En somme, la démarche de Didier Blonde, nous invite à nous poser tout un tas de question sur la fiction et le réel et à connaître un peu mieux certains de nos classiques. Il fait immanquablement renaître en nous des émotions de lecture, qu’il déploie à la façon d’une carte griffonnée sur une nappe de restaurant. Pas étonnant, dès lors, de voir que monsieur Blonde est aussi l’auteur d’un livre sur L’Inconnue de la Seine, ce qui donne subitement un autre sens à ses commentaires sur l’Aurélien d’Aragon.
« Arsène Lupin habitait à côté de chez moi, et je ne le savais pas.[…] Le nom de la rue était écrit en toutes lettres, sans erreur possible, il me sauta aux yeux en faisant irruption dans ma lecture, bousculant d’un coup tous mes repères. Le vertige que j’ai éprouvé à cet instant ne s’est jamais effacé de ma mémoire. Était-ce ma vie brusquement qui basculait dans la fiction, ou l’imaginaire qui s’installait dans ma réalité ? Les mondes communiquaient. »
Didier Blonde, Carnet d’adresses de quelques personnages fictifs de la littérature, l’Arbalète Gallimard, mars 2020, 19€ en livre papier sur leslibraires.fr (lien non-affilié).

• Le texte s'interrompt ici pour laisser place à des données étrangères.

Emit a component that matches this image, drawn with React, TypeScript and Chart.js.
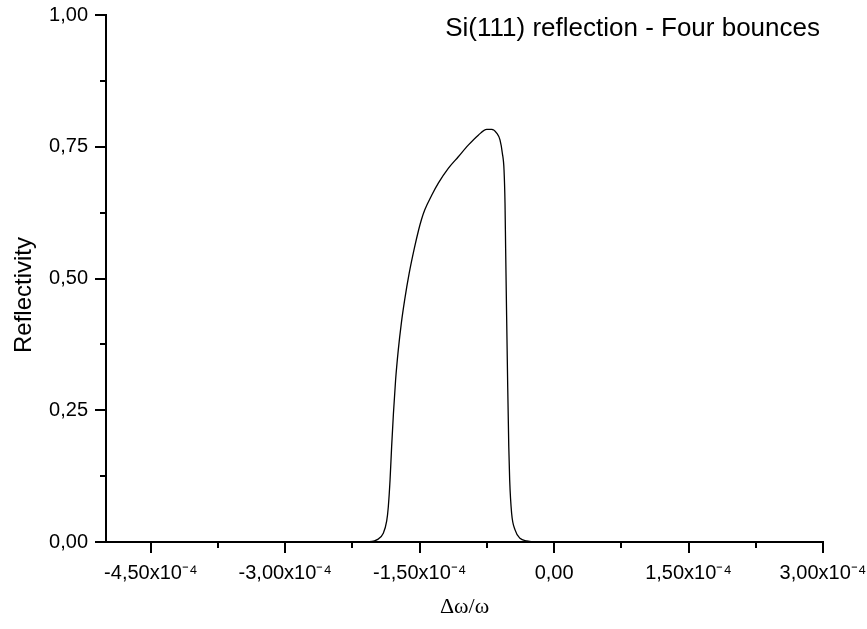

Remerciements chaleureux à Alain Beretta, agrégé de l’Université et docteur ès lettres, pour m’avoir fait découvrir ce livre. Remerciements chaleureux aussi à Étienne Kern, écrivain, normalien, agrégé de l’université, qui fut à l’origine de nos discussions sur Aragon alors que j’étais son élève, et qu’Aurélien figurait au programme d’entrée de Normale Sup’.
[1] Dans son récit autobiographique Bourlinguer, voir le chapitre « Paris Port de Mer ».